Data segment
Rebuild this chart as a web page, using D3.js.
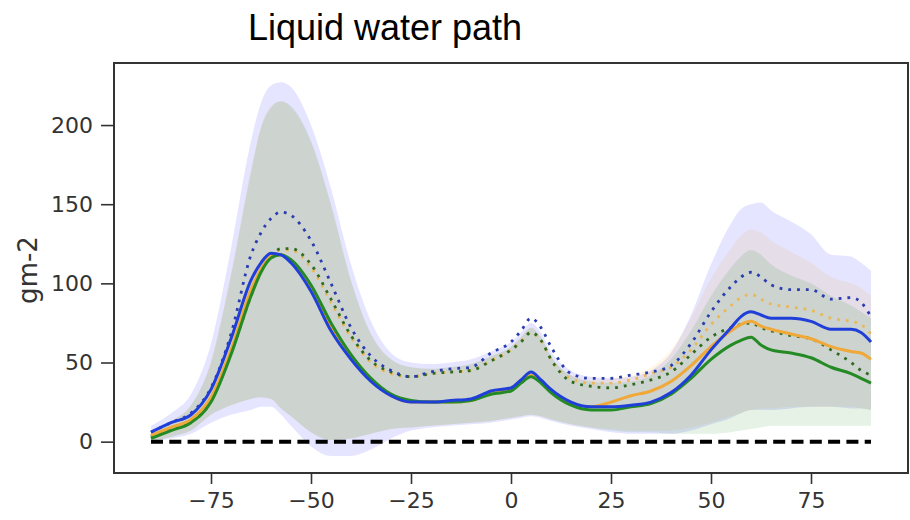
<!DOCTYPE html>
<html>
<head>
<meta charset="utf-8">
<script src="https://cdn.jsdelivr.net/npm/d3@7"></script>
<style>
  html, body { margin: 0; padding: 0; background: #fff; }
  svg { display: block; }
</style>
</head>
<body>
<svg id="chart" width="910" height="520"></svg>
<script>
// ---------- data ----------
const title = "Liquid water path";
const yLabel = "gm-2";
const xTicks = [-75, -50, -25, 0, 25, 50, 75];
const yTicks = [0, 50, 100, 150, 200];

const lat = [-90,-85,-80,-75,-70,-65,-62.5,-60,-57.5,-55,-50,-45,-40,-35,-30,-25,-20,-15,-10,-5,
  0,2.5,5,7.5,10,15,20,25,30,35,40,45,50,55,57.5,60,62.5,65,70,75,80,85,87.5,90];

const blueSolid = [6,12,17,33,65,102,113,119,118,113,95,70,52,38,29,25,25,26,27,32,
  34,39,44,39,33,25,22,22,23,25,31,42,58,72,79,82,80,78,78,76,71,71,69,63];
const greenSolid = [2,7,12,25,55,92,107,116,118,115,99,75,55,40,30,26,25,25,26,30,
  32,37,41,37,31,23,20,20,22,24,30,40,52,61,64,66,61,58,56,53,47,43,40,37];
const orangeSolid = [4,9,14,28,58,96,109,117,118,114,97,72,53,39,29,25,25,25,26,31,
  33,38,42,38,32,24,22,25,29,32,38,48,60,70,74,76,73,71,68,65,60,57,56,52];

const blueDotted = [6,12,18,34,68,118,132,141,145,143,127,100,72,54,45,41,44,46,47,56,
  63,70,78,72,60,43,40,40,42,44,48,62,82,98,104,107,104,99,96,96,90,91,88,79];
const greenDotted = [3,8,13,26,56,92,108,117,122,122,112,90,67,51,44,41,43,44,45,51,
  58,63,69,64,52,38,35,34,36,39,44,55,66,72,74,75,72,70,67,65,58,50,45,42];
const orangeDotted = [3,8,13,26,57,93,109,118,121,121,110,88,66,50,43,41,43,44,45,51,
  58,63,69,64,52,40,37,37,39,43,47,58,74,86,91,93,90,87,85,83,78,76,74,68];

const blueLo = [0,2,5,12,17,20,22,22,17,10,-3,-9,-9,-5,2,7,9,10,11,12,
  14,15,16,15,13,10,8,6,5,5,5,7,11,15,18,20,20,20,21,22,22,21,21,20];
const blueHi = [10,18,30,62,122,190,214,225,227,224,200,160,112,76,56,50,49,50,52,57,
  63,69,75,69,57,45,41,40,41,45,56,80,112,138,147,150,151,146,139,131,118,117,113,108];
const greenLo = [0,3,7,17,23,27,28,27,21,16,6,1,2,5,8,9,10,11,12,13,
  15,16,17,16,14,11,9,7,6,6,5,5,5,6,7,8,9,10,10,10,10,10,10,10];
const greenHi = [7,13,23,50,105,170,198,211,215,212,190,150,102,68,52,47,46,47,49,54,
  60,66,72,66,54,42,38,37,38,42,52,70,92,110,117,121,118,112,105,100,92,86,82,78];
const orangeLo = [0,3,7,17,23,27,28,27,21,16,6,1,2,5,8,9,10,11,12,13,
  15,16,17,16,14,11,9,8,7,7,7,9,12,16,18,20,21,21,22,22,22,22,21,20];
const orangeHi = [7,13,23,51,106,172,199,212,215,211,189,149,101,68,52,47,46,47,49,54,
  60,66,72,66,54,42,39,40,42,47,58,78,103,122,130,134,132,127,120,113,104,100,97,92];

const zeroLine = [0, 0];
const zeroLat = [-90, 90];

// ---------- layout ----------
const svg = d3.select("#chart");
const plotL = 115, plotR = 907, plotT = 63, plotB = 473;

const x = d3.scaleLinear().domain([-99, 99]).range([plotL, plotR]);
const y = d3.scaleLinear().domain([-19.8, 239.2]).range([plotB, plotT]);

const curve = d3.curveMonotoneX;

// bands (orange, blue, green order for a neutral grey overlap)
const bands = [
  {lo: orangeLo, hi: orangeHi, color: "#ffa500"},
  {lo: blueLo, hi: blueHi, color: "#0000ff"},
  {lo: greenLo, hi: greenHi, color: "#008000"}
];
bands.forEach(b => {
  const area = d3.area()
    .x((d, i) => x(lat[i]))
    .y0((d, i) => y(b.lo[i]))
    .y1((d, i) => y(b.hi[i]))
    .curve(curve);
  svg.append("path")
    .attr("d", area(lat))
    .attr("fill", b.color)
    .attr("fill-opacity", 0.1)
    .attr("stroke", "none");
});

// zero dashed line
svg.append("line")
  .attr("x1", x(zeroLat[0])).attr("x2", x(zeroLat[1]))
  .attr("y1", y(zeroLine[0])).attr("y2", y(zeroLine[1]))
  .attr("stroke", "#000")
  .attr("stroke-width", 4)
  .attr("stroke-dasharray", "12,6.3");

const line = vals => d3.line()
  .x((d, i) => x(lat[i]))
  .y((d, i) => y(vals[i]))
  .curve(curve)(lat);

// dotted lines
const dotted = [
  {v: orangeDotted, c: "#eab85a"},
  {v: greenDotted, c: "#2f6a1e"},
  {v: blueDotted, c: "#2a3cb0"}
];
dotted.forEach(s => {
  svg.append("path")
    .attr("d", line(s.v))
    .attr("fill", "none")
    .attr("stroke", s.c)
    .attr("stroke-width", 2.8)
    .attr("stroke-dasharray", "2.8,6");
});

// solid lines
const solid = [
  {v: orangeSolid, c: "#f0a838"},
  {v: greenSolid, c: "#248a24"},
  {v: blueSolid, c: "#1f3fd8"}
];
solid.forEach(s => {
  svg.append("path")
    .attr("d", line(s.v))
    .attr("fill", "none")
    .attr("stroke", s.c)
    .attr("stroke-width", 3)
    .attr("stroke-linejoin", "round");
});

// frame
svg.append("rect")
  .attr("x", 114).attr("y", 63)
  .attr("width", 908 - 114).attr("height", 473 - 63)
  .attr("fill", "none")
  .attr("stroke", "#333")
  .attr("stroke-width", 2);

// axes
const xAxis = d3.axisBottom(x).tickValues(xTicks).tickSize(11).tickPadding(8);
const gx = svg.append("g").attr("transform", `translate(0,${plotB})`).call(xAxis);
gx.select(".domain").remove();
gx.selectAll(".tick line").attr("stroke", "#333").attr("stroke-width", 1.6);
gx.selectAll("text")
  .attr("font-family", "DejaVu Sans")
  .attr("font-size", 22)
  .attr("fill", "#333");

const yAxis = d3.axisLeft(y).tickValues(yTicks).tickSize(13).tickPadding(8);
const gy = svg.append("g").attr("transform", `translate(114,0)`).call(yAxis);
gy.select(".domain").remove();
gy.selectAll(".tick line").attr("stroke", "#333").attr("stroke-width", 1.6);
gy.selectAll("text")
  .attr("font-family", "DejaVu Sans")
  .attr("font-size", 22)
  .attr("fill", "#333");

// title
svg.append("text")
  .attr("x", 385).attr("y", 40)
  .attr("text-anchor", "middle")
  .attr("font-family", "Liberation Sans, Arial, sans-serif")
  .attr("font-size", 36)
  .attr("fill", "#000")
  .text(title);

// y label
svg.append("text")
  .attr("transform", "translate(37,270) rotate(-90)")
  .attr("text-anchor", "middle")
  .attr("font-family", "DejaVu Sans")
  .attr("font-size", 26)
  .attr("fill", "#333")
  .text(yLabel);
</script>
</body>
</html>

Job
Repeat the material above in full and exactly, omitting the pictures.

The output
Rebuild this chart as a web page, using D3.js.
<!DOCTYPE html>
<html>
<head>
<meta charset="utf-8">
<script src="https://cdn.jsdelivr.net/npm/d3@7"></script>
<style>
  html, body { margin: 0; padding: 0; background: #fff; }
  svg { display: block; }
</style>
</head>
<body>
<svg id="chart" width="910" height="520"></svg>
<script>
// ---------- data ----------
const title = "Liquid water path";
const yLabel = "gm-2";
const xTicks = [-75, -50, -25, 0, 25, 50, 75];
const yTicks = [0, 50, 100, 150, 200];

const lat = [-90,-85,-80,-75,-70,-65,-62.5,-60,-57.5,-55,-50,-45,-40,-35,-30,-25,-20,-15,-10,-5,
  0,2.5,5,7.5,10,15,20,25,30,35,40,45,50,55,57.5,60,62.5,65,70,75,80,85,87.5,90];

const blueSolid = [6,12,17,33,65,102,113,119,118,113,95,70,52,38,29,25,25,26,27,32,
  34,39,44,39,33,25,22,22,23,25,31,42,58,72,79,82,80,78,78,76,71,71,69,63];
const greenSolid = [2,7,12,25,55,92,107,116,118,115,99,75,55,40,30,26,25,25,26,30,
  32,37,41,37,31,23,20,20,22,24,30,40,52,61,64,66,61,58,56,53,47,43,40,37];
const orangeSolid = [4,9,14,28,58,96,109,117,118,114,97,72,53,39,29,25,25,25,26,31,
  33,38,42,38,32,24,22,25,29,32,38,48,60,70,74,76,73,71,68,65,60,57,56,52];

const blueDotted = [6,12,18,34,68,118,132,141,145,143,127,100,72,54,45,41,44,46,47,56,
  63,70,78,72,60,43,40,40,42,44,48,62,82,98,104,107,104,99,96,96,90,91,88,79];
const greenDotted = [3,8,13,26,56,92,108,117,122,122,112,90,67,51,44,41,43,44,45,51,
  58,63,69,64,52,38,35,34,36,39,44,55,66,72,74,75,72,70,67,65,58,50,45,42];
const orangeDotted = [3,8,13,26,57,93,109,118,121,121,110,88,66,50,43,41,43,44,45,51,
  58,63,69,64,52,40,37,37,39,43,47,58,74,86,91,93,90,87,85,83,78,76,74,68];

const blueLo = [0,2,5,12,17,20,22,22,17,10,-3,-9,-9,-5,2,7,9,10,11,12,
  14,15,16,15,13,10,8,6,5,5,5,7,11,15,18,20,20,20,21,22,22,21,21,20];
const blueHi = [10,18,30,62,122,190,214,225,227,224,200,160,112,76,56,50,49,50,52,57,
  63,69,75,69,57,45,41,40,41,45,56,80,112,138,147,150,151,146,139,131,118,117,113,108];
const greenLo = [0,3,7,17,23,27,28,27,21,16,6,1,2,5,8,9,10,11,12,13,
  15,16,17,16,14,11,9,7,6,6,5,5,5,6,7,8,9,10,10,10,10,10,10,10];
const greenHi = [7,13,23,50,105,170,198,211,215,212,190,150,102,68,52,47,46,47,49,54,
  60,66,72,66,54,42,38,37,38,42,52,70,92,110,117,121,118,112,105,100,92,86,82,78];
const orangeLo = [0,3,7,17,23,27,28,27,21,16,6,1,2,5,8,9,10,11,12,13,
  15,16,17,16,14,11,9,8,7,7,7,9,12,16,18,20,21,21,22,22,22,22,21,20];
const orangeHi = [7,13,23,51,106,172,199,212,215,211,189,149,101,68,52,47,46,47,49,54,
  60,66,72,66,54,42,39,40,42,47,58,78,103,122,130,134,132,127,120,113,104,100,97,92];

const zeroLine = [0, 0];
const zeroLat = [-90, 90];

// ---------- layout ----------
const svg = d3.select("#chart");
const plotL = 115, plotR = 907, plotT = 63, plotB = 473;

const x = d3.scaleLinear().domain([-99, 99]).range([plotL, plotR]);
const y = d3.scaleLinear().domain([-19.8, 239.2]).range([plotB, plotT]);

const curve = d3.curveMonotoneX;

// bands (orange, blue, green order for a neutral grey overlap)
const bands = [
  {lo: orangeLo, hi: orangeHi, color: "#ffa500"},
  {lo: blueLo, hi: blueHi, color: "#0000ff"},
  {lo: greenLo, hi: greenHi, color: "#008000"}
];
bands.forEach(b => {
  const area = d3.area()
    .x((d, i) => x(lat[i]))
    .y0((d, i) => y(b.lo[i]))
    .y1((d, i) => y(b.hi[i]))
    .curve(curve);
  svg.append("path")
    .attr("d", area(lat))
    .attr("fill", b.color)
    .attr("fill-opacity", 0.1)
    .attr("stroke", "none");
});

// zero dashed line
svg.append("line")
  .attr("x1", x(zeroLat[0])).attr("x2", x(zeroLat[1]))
  .attr("y1", y(zeroLine[0])).attr("y2", y(zeroLine[1]))
  .attr("stroke", "#000")
  .attr("stroke-width", 4)
  .attr("stroke-dasharray", "12,6.3");

const line = vals => d3.line()
  .x((d, i) => x(lat[i]))
  .y((d, i) => y(vals[i]))
  .curve(curve)(lat);

// dotted lines
const dotted = [
  {v: orangeDotted, c: "#eab85a"},
  {v: greenDotted, c: "#2f6a1e"},
  {v: blueDotted, c: "#2a3cb0"}
];
dotted.forEach(s => {
  svg.append("path")
    .attr("d", line(s.v))
    .attr("fill", "none")
    .attr("stroke", s.c)
    .attr("stroke-width", 2.8)
    .attr("stroke-dasharray", "2.8,6");
});

// solid lines
const solid = [
  {v: orangeSolid, c: "#f0a838"},
  {v: greenSolid, c: "#248a24"},
  {v: blueSolid, c: "#1f3fd8"}
];
solid.forEach(s => {
  svg.append("path")
    .attr("d", line(s.v))
    .attr("fill", "none")
    .attr("stroke", s.c)
    .attr("stroke-width", 3)
    .attr("stroke-linejoin", "round");
});

// frame
svg.append("rect")
  .attr("x", 114).attr("y", 63)
  .attr("width", 908 - 114).attr("height", 473 - 63)
  .attr("fill", "none")
  .attr("stroke", "#333")
  .attr("stroke-width", 2);

// axes
const xAxis = d3.axisBottom(x).tickValues(xTicks).tickSize(11).tickPadding(8);
const gx = svg.append("g").attr("transform", `translate(0,${plotB})`).call(xAxis);
gx.select(".domain").remove();
gx.selectAll(".tick line").attr("stroke", "#333").attr("stroke-width", 1.6);
gx.selectAll("text")
  .attr("font-family", "DejaVu Sans")
  .attr("font-size", 22)
  .attr("fill", "#333");

const yAxis = d3.axisLeft(y).tickValues(yTicks).tickSize(13).tickPadding(8);
const gy = svg.append("g").attr("transform", `translate(114,0)`).call(yAxis);
gy.select(".domain").remove();
gy.selectAll(".tick line").attr("stroke", "#333").attr("stroke-width", 1.6);
gy.selectAll("text")
  .attr("font-family", "DejaVu Sans")
  .attr("font-size", 22)
  .attr("fill", "#333");

// title
svg.append("text")
  .attr("x", 385).attr("y", 40)
  .attr("text-anchor", "middle")
  .attr("font-family", "Liberation Sans, Arial, sans-serif")
  .attr("font-size", 36)
  .attr("fill", "#000")
  .text(title);

// y label
svg.append("text")
  .attr("transform", "translate(37,270) rotate(-90)")
  .attr("text-anchor", "middle")
  .attr("font-family", "DejaVu Sans")
  .attr("font-size", 26)
  .attr("fill", "#333")
  .text(yLabel);
</script>
</body>
</html>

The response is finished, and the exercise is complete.